Karena itu, apabila kita merujuk kepada al-Quran dan Hadis maka tidak akan kita temukan term ismu ruh. Adapun kata ruh sendiri dalam al-Quran disebutkan 21 kali, di antaranya menunjuk kepada Malaikat Jibril (QS. al-Syu’ara’ [26]: 193), ada yang bermakna al-Quran (QS. al-Syura [62]: 52), ada juga yang bermakna jiwa/roh (QS. al-Isra’ [17]: 85). Demikian juga dalam al-Kutub al-Sittah (Enam kitab induk hadis) tidak kita temukan istilah ismu ruh secara eksplisit maupun implisit.

Kalimat Ruh dalam Hadis

Sedangkan kata ruh sendiri disebutkan secara eksplisit di antaranya dalam Sahih al-Bukhari nomor 125 dan 4721; Abdullah bin Mas’ud RA (w. 32 H) meriwayatkan sedang jalan-jalan dengan Rasulullah di kota Madinah. Berpapasan dengan orang-orang Yahudi. Sebagian mereka berkata ke yang lain agar mengetes Nabi tentang ruh. Segolongan yang lain berkomentar agar jangan mengetesnya sehingga nantinya ia akan mendatangkan sesuatu yang mereka benci (bisa menjawab yang berarti ia memang seorang Nabi). Tapi sebagian yang lain ngotot mau mengetes Rasulullah. Berdirilah salah satu dari mereka sembari bertanya: “Wahai Aba al-Qasim (Muhammad), apa itu ruh?” Nabi diam. Kemudian Ibnu Mas’ud berkata “Tampaknya akan turun wahyu kepadanya (sebagai jawaban)”. Lalu wahyu (QS. al-Isra’ [17]: 85) turun, “Dan mereka bertanya kepadamu tentang ruh. Katakanlah (Muhammad)! Ruh itu termasuk urusan Tuhanku, dan tidaklah kamu diberi pengetahuan melainkan sedikit”.

Tafsir Ruh Menurut Ulama

Ibnu Hajar al-Asqalani (w. 852 H/1449 M) dalam Fathul Bari, 8/468-471 menjelaskan hadis di atas bahwa tafsir tentang ruh sangat variatif hingga konon mencapai 100 pendapat, tetapi yang paling sahih hanya Allah yang tahu (mimma ista’tsara Allahu bi ’ilmihi) tidak ada yang tahu/diberi tahu hakikat ruh hatta para Rasul dan para wali-Nya. Inilah pendapat yang dipegang Salafussaleh.

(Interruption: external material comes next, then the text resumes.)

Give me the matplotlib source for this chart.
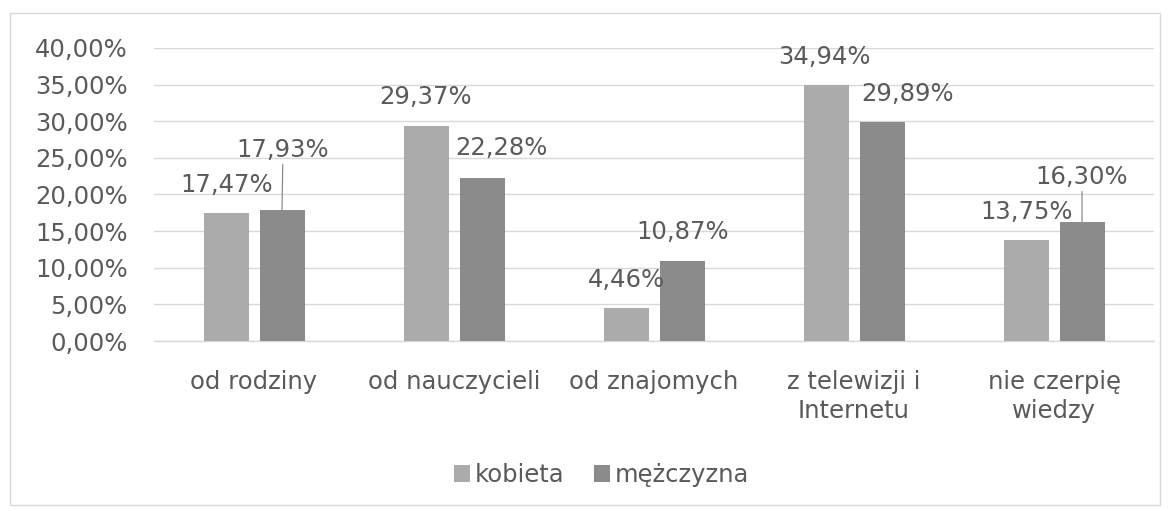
import matplotlib.pyplot as plt
import numpy as np
from matplotlib.patches import Rectangle
from matplotlib.ticker import FuncFormatter

# data
categories = ["od rodziny", "od nauczycieli", "od znajomych",
              "z telewizji i\nInternetu", "nie czerpię\nwiedzy"]
kobieta = [17.47, 29.37, 4.46, 34.94, 13.75]
mezczyzna = [17.93, 22.28, 10.87, 29.89, 16.30]
series_names = ["kobieta", "mężczyzna"]

# label placement in pixels relative to bar top (Excel moved some of them)
k_offsets = [(1, 28), (0, 29), (0, 28), (-2, 28), (1, 28)]
m_offsets = [(1, 60), (19, 30), (1, 29), (26, 28), (0, 45)]
m_leader = [True, False, False, False, True]

text_col = "#5a5a5a"
col_k = "#ababab"
col_m = "#8b8b8b"
fs = 17.5

plt.rcParams['font.family'] = ['DejaVu Sans']

fig = plt.figure(figsize=(11.68, 5.11), dpi=100)
ax = fig.add_axes([154 / 1168, 1 - 341 / 511, 1000 / 1168, 293 / 511])

x = np.arange(len(categories))
w = 0.225
off = 0.14
bars_k = ax.bar(x - off, kobieta, w, color=col_k, label=series_names[0], zorder=3)
bars_m = ax.bar(x + off, mezczyzna, w, color=col_m, label=series_names[1], zorder=3)

ax.set_xlim(-0.5, len(categories) - 0.5)
ax.set_ylim(0, 40)
ax.set_yticks(np.arange(0, 40.1, 5))
ax.yaxis.set_major_formatter(FuncFormatter(lambda v, p: f"{v:.2f}%".replace(".", ",")))
ax.set_xticks(x)
ax.set_xticklabels(categories, linespacing=1.25)
ax.tick_params(axis='both', length=0, labelsize=fs, labelcolor=text_col)
ax.tick_params(axis='y', pad=19)
ax.tick_params(axis='x', pad=21)
ax.grid(axis='y', color='#d9d9d9', lw=1, zorder=0)
ax.axhline(0, color='#d9d9d9', lw=1, zorder=2, clip_on=False)
for s in ax.spines.values():
    s.set_visible(False)


def fmt(v):
    return f"{v:.2f}%".replace(".", ",")


for b, v, (dx, dy) in zip(bars_k, kobieta, k_offsets):
    ax.annotate(fmt(v), (b.get_x() + b.get_width() / 2, v), xytext=(dx, dy),
                textcoords='offset pixels', ha='center', va='center',
                fontsize=fs, color=text_col, zorder=4)

for b, v, (dx, dy), lead in zip(bars_m, mezczyzna, m_offsets, m_leader):
    props = dict(arrowstyle='-', color='#7f7f7f', lw=0.8, shrinkA=0, shrinkB=0) if lead else None
    ax.annotate(fmt(v), (b.get_x() + b.get_width() / 2, v), xytext=(dx, dy),
                textcoords='offset pixels', ha='center', va='center',
                fontsize=fs, color=text_col, zorder=4, arrowprops=props)

fig.legend(loc='center', bbox_to_anchor=(0.515, 0.07), ncol=2, frameon=False,
           fontsize=fs, labelcolor=text_col, handlelength=0.67, handleheight=0.67,
           handletextpad=0.2, columnspacing=1.2)

fig.patches.append(Rectangle((10 / 1168, 6 / 511), 1150 / 1168, 492 / 511,
                             transform=fig.transFigure, fill=False,
                             ec='#d9d9d9', lw=1))

fig.savefig("out.png", dpi=100)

Hikmahnya menurut Ibnu Baththal (w. 449 H/1057 M) sebagai ujian bagi makhluk bahwa mereka lemah, ada sesuatu yang tidak mereka ketahui secara pasti yang mau tidak mau harus dikembalikan hakikatnya kepada Yang Maha Mengetahui.

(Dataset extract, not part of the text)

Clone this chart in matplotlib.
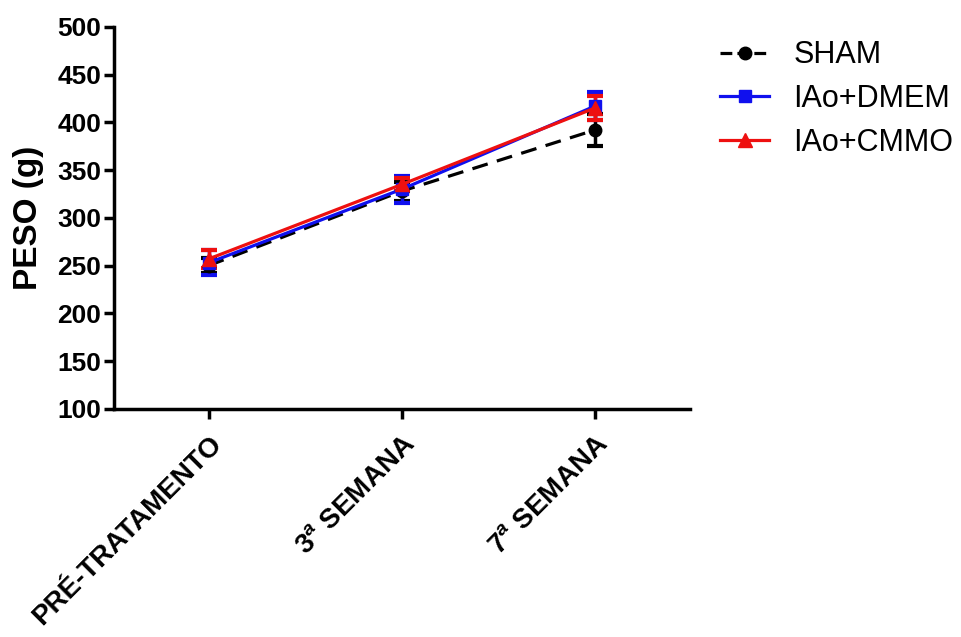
import numpy as np
import matplotlib.pyplot as plt
from matplotlib.lines import Line2D

plt.rcParams['font.family'] = ['Liberation Sans', 'DejaVu Sans']
plt.rcParams['mathtext.fontset'] = 'custom'
plt.rcParams['mathtext.rm'] = 'Liberation Sans:bold'
plt.rcParams['mathtext.it'] = 'Liberation Sans:bold:italic'

categories = ["PRÉ-TRATAMENTO", r"3$^a$ SEMANA", r"7$^a$ SEMANA"]
sham = [250, 328, 392]
sham_err = [8, 10, 17]
dmem = [253, 330, 417]
dmem_err = [13, 14, 15]
cmmo = [257, 335, 415]
cmmo_err = [9, 7, 13]

x = np.arange(len(categories))

fig = plt.figure(figsize=(9.62, 6.37), dpi=100)
ax = fig.add_axes([0.1185, 0.358, 0.5985, 0.6])

blue = '#1010ee'
red = '#ee1010'
ax.errorbar(x, sham, yerr=sham_err, color='black', ls='--', lw=2.3, marker='o', ms=9,
            capsize=6, capthick=3, elinewidth=2.5, dashes=(5, 3))
ax.errorbar(x, dmem, yerr=dmem_err, color=blue, ls='-', lw=2.3, marker='s', ms=9,
            capsize=6, capthick=3, elinewidth=2.5)
ax.errorbar(x, cmmo, yerr=cmmo_err, color=red, ls='-', lw=2.3, marker='^', ms=10,
            capsize=6, capthick=3, elinewidth=2.5)

ax.set_xlim(-0.49, 2.49)
ax.set_ylim(100, 500)
ax.set_yticks(np.arange(100, 501, 50))
ax.set_xticks(x)
ax.set_xticklabels(categories, rotation=45, ha='right', rotation_mode='anchor',
                   fontsize=20, fontweight='bold')
for lab in ax.get_yticklabels():
    lab.set_fontweight('bold')
    lab.set_fontsize(19)
ax.set_ylabel('PESO (g)', fontsize=24, fontweight='bold', labelpad=10)

for s in ['top', 'right']:
    ax.spines[s].set_visible(False)
for s in ['left', 'bottom']:
    ax.spines[s].set_linewidth(2.5)
ax.tick_params(width=2.5, length=7, pad=2)
ax.tick_params(axis='x', pad=9)

handles = [
    Line2D([], [], color='black', ls='--', lw=2.3, marker='o', ms=9),
    Line2D([], [], color=blue, ls='-', lw=2.3, marker='s', ms=9),
    Line2D([], [], color=red, ls='-', lw=2.3, marker='^', ms=10),
]
fig.legend(handles, ['SHAM', 'IAo+DMEM', 'IAo+CMMO'], loc='upper left',
           bbox_to_anchor=(0.72, 0.98), frameon=False, fontsize=22,
           handlelength=1.6, handletextpad=0.8, labelspacing=0.45)

fig.savefig('out.png', dpi=100)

Sementara menurut al-Qurthubi (w. 671 H) hikmahnya untuk menampakkan kepada manusia bahwa sejatinya mereka makhluk yang lemah, karena jika mereka tidak tahu hakikat dirinya sendiri maka apalagi hakikat Tuhannya.

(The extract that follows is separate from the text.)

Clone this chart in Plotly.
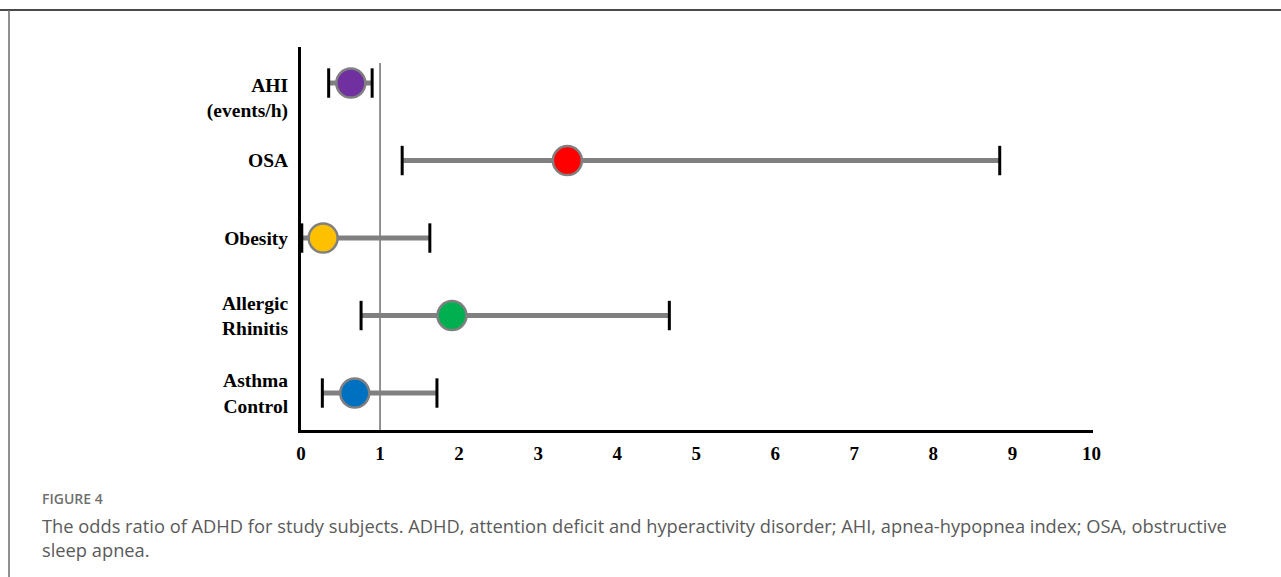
import plotly.graph_objects as go

# ---- data ----
categories = ["Asthma<br>Control", "Allergic<br>Rhinitis", "Obesity", "OSA", "AHI<br>(events/h)"]
odds_ratio = [0.68, 1.91, 0.28, 3.37, 0.63]
ci_lower = [0.27, 0.76, 0.01, 1.28, 0.35]
ci_upper = [1.72, 4.66, 1.63, 8.84, 0.90]
marker_colors = ["#0070C0", "#00B050", "#FFC000", "#FF0000", "#7030A0"]
x_ticks = list(range(0, 11))
reference_or = 1
caption_head = "FIGURE 4"
caption_text = ("The odds ratio of ADHD for study subjects. ADHD, attention deficit and hyperactivity disorder; "
                "AHI, apnea-hypopnea index; OSA, obstructive<br>sleep apnea.")

W, H = 1281, 577
L, R, T, B = 301, 1093, 47, 430
pw, ph = R - L, B - T

def px(xp):
    return (xp - L) / pw

def py(yp):
    return (B - yp) / ph

ypos = list(range(len(categories)))
# label positions (AHI label sits slightly below its point)
label_pos = [p - (0.19 if i == len(categories) - 1 else 0) for i, p in enumerate(ypos)]

fig = go.Figure()

# reference line at OR = 1
fig.add_shape(type="line", xref="x", yref="y", x0=reference_or, x1=reference_or,
              y0=-0.477, y1=4.258, line=dict(color="#6f6f6f", width=1.5), layer="below")

# CI bars
for i in range(len(categories)):
    fig.add_trace(go.Scatter(x=[ci_lower[i], ci_upper[i]], y=[ypos[i], ypos[i]], mode="lines",
                             line=dict(color="#808080", width=5), showlegend=False, hoverinfo="skip"))
# caps
fig.add_trace(go.Scatter(x=ci_lower + ci_upper, y=ypos + ypos, mode="markers",
                         marker=dict(symbol="line-ns", size=21, line=dict(color="black", width=3)),
                         showlegend=False, hoverinfo="skip"))
# points
fig.add_trace(go.Scatter(x=odds_ratio, y=ypos, mode="markers",
                         marker=dict(size=29, color=marker_colors, line=dict(color="#808080", width=2.5)),
                         showlegend=False))

serif = "Liberation Serif, Times New Roman, serif"
fig.update_layout(
    width=W, height=H,
    margin=dict(l=L, r=W - R, t=T, b=H - B),
    paper_bgcolor="white", plot_bgcolor="white",
    xaxis=dict(range=[0, 10.02], tickvals=x_ticks, ticktext=[str(v) for v in x_ticks],
               showgrid=False, zeroline=False, showline=True, linecolor="black", linewidth=3,
               ticks="", tickfont=dict(family=serif, size=19, color="black", weight="bold"),
               ticklabelstandoff=4),
    yaxis=dict(range=[-0.477, 4.465], tickvals=label_pos, ticktext=["<b>%s</b>" % c for c in categories],
               showgrid=False, zeroline=False, showline=True, linecolor="black", linewidth=3,
               ticks="", tickfont=dict(family=serif, size=19.5, color="black"),
               ticklabelstandoff=6),
)

# frame lines
fig.add_shape(type="line", xref="paper", yref="paper", x0=px(0), x1=px(W), y0=py(10), y1=py(10),
              line=dict(color="#4a4a4a", width=2))
fig.add_shape(type="line", xref="paper", yref="paper", x0=px(9), x1=px(9), y0=py(10), y1=py(H + 5),
              line=dict(color="#6a6a6a", width=1.5))

sans = "Open Sans, Noto Sans, sans-serif"
fig.add_annotation(xref="paper", yref="paper", x=px(40), y=py(498), xanchor="left", yanchor="middle",
                   text=caption_head, showarrow=False, font=dict(family=sans, size=14, color="#707070", weight=600))
fig.add_annotation(xref="paper", yref="paper", x=px(40), y=py(511), xanchor="left", yanchor="top",
                   text=caption_text, showarrow=False, align="left",
                   font=dict(family=sans, size=18.3, color="#5a5a5a"))

fig.write_html("out.html")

Kedua, jika kajian ismu ruh memang ada dan bagian syariat Islam yang seyogyanya dipelajari dan diketahui umat, maka sudah semestinya Rasulullah mengajarkan kepada keluarga dan sahabat-sahabatnya. Realitanya, ketika Nabi mempunyai anak, tidak satu pun dari mereka yang diberikan ismu ruhnya. Seperti Sayyidah Fathimah semenjak dia lahir hingga Nabi menjelang wafat tidak diajarkan nama ruh. Demikian pula para Sahabat. Tidak diketahui dalam sirah nabawiyah maupun tarikh sahabi ajaran ismu ruh.

Dalil Hadis Tentang Ruh

Yang tercatat dalam sirah nabawiyah hanya pemberian ismu jasad (nama jasad), seperti hadis riwayat Imam Muslim no. 2315 Nabi bersabda: “Tadi malam telah lahir anak lanang saya. Lalu saya beri nama dengan nama ayahku (leluhur), (Nabi) Ibrahim”. Dalam Syarah Sahih Muslim dijelaskan hadis ini menunjukkan dibolehkannya dua hal, pertama pemberian nama bayi di hari pertama ia lahir, kedua dibolehkannya memberi nama bayi dengan nama para nabi. Sementara menurut Ibnu Qayyim al-Jauziyyah (w. 751 H/1350 M), sunnah pemberian nama (jasad) bayi di hari ketujuh.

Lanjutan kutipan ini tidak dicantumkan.